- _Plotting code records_
☆ ☆ ☆ ☆ ☆

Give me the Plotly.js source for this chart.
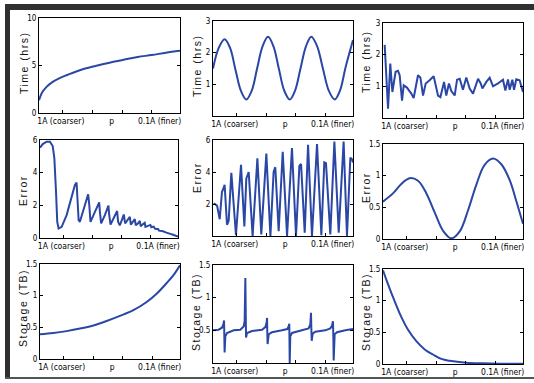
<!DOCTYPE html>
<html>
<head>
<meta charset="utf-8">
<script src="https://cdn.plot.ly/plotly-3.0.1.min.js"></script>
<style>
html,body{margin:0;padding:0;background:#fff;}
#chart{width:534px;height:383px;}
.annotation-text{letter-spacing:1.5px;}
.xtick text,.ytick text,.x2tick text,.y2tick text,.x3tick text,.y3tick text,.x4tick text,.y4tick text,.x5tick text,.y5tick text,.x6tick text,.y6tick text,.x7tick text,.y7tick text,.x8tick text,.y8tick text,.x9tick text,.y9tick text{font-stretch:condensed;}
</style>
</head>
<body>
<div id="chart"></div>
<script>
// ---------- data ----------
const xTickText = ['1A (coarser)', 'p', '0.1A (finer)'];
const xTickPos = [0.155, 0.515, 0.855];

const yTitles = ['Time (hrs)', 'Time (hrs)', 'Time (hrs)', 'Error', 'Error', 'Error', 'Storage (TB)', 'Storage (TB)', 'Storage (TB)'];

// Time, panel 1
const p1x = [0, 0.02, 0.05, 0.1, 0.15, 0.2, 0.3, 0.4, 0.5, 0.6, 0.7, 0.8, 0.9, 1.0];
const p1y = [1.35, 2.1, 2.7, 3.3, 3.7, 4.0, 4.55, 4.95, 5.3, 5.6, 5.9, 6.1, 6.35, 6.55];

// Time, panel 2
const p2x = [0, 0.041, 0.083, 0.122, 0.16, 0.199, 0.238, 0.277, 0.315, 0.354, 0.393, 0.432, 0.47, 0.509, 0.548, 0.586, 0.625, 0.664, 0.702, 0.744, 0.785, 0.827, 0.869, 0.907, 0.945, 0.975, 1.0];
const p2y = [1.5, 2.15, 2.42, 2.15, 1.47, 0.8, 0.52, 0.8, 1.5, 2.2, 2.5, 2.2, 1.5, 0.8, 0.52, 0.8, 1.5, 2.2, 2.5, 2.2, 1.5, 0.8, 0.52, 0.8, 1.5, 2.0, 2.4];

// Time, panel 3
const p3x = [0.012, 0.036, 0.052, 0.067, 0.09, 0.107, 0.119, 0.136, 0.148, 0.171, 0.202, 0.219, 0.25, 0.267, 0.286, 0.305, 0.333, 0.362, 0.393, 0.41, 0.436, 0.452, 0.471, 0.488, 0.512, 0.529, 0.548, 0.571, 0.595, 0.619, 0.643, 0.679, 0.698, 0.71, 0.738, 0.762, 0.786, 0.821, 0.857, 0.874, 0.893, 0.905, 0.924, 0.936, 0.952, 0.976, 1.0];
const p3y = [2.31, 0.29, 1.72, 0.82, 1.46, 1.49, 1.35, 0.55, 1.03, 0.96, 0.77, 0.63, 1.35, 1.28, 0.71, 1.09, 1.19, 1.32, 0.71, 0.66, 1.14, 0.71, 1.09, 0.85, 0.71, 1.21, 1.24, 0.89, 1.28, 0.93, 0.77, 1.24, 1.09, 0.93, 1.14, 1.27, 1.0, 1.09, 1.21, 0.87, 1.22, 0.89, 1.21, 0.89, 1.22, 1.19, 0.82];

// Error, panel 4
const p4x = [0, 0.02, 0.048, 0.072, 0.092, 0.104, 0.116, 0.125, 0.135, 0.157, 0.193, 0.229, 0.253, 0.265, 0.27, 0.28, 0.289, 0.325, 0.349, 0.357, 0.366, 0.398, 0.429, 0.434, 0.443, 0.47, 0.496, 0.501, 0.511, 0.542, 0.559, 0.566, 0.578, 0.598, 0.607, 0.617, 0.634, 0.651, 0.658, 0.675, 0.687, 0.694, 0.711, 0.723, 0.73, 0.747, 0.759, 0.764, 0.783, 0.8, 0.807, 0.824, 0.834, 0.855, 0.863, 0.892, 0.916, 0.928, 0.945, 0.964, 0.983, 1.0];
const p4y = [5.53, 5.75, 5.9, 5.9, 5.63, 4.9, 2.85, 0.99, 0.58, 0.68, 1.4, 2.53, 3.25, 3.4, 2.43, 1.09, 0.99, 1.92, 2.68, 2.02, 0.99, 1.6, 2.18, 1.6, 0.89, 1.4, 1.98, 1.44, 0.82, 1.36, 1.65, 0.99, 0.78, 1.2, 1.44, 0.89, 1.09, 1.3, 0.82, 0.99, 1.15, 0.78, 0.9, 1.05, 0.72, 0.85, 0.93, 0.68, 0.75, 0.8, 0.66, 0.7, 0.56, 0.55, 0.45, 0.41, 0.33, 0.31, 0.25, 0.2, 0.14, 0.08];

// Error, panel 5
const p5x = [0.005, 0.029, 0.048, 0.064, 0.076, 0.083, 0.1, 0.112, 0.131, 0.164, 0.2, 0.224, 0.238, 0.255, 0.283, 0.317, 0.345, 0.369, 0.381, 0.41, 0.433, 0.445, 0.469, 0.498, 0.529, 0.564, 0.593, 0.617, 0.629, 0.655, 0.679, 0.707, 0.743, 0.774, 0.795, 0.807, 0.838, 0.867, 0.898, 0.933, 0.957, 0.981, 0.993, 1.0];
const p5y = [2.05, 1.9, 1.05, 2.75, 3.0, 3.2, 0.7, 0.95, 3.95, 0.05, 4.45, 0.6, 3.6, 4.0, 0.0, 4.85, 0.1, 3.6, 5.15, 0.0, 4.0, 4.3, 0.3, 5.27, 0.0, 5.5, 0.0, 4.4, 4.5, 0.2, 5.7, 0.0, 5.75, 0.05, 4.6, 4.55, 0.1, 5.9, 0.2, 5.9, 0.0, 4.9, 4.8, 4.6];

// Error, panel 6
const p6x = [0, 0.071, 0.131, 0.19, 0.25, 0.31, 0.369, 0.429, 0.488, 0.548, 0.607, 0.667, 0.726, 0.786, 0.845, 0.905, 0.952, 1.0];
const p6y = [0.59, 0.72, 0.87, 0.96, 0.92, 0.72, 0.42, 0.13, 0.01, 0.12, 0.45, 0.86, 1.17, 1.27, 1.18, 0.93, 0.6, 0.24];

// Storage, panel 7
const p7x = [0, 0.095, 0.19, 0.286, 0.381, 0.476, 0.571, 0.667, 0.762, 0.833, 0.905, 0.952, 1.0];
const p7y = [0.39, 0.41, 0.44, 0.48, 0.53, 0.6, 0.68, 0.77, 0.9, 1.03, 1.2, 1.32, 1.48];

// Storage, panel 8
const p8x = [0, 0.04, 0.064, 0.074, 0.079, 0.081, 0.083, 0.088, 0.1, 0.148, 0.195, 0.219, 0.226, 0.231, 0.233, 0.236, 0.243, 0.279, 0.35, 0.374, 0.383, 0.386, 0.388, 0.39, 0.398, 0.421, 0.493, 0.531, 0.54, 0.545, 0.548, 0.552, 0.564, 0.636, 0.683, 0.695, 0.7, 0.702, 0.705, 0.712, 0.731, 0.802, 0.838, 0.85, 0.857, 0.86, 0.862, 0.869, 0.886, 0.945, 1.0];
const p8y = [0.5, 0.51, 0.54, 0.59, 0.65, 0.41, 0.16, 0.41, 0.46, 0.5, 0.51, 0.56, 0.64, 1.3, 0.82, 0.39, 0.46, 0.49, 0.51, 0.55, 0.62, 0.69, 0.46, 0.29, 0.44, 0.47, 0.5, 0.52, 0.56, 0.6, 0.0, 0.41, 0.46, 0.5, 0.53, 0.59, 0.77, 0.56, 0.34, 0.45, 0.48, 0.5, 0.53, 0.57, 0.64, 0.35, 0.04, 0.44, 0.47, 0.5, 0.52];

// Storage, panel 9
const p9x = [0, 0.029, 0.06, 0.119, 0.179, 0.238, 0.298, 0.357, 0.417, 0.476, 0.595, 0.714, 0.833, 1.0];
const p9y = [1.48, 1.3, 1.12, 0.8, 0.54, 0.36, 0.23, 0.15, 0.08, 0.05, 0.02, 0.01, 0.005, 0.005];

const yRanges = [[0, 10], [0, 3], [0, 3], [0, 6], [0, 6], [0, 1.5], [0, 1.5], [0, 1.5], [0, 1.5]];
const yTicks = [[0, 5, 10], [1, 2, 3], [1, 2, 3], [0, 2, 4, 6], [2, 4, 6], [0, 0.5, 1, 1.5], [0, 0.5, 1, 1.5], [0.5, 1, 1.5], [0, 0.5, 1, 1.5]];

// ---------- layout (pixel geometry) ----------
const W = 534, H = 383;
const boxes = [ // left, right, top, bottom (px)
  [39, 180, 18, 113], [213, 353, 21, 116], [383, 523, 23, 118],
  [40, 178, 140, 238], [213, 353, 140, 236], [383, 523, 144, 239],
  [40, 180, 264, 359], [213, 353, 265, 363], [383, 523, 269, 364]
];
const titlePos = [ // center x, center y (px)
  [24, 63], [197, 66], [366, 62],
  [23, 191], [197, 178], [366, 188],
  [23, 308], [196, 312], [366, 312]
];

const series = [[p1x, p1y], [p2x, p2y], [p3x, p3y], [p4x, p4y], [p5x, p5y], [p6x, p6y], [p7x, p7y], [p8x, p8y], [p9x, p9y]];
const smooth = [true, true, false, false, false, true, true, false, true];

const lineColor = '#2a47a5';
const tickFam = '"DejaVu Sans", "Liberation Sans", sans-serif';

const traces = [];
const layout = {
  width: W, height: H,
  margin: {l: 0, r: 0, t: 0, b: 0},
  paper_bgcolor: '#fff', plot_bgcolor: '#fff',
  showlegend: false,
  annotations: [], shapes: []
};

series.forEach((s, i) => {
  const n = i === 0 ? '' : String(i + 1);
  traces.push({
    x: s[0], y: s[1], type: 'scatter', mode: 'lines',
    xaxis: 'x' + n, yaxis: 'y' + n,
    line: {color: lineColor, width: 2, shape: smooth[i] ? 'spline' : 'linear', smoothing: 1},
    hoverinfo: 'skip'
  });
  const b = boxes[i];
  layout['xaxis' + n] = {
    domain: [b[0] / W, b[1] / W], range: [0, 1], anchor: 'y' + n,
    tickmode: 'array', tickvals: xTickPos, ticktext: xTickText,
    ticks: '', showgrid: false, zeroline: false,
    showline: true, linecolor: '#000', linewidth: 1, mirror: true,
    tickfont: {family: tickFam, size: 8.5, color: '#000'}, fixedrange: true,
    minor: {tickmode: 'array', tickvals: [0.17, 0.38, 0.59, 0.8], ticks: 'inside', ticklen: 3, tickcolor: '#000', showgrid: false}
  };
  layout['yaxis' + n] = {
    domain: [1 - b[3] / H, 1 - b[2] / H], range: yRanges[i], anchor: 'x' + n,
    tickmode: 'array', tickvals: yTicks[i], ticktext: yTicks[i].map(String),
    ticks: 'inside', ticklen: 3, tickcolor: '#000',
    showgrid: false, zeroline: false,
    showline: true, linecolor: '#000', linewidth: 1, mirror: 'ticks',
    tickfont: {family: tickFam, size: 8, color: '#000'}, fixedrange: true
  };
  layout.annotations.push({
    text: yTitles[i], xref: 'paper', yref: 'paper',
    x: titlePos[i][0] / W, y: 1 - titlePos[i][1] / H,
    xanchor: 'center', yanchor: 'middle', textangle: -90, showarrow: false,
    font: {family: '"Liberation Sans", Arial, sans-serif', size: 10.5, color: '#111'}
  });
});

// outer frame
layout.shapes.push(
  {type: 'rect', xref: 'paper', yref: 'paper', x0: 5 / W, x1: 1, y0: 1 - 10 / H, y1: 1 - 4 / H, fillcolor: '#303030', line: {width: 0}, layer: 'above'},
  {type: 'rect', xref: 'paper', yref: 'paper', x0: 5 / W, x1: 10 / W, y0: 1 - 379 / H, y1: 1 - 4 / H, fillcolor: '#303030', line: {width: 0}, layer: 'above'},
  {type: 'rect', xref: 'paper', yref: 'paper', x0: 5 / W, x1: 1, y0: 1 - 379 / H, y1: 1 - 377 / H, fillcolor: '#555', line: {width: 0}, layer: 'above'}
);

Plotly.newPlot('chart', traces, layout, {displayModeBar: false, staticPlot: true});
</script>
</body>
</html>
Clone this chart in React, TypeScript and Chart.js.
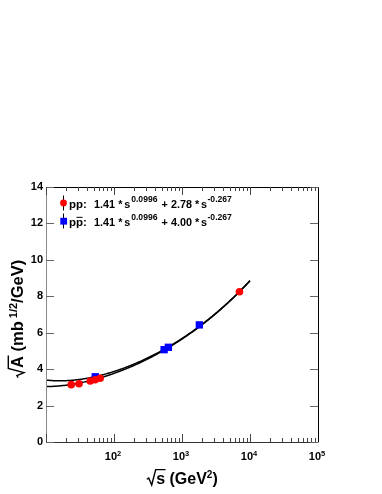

☆ ☆ ☆ ☆ ☆

- _Problem description_
In the listing, find every line containing the word "chart" and list it.

- _Task response_
Give me the Plotly.js source for this chart.
#chart{width:534px;height:383px;}
<div id="chart"></div>
Plotly.newPlot('chart', traces, layout, {displayModeBar: false, staticPlot: true});
Clone this chart in React, TypeScript and Chart.js.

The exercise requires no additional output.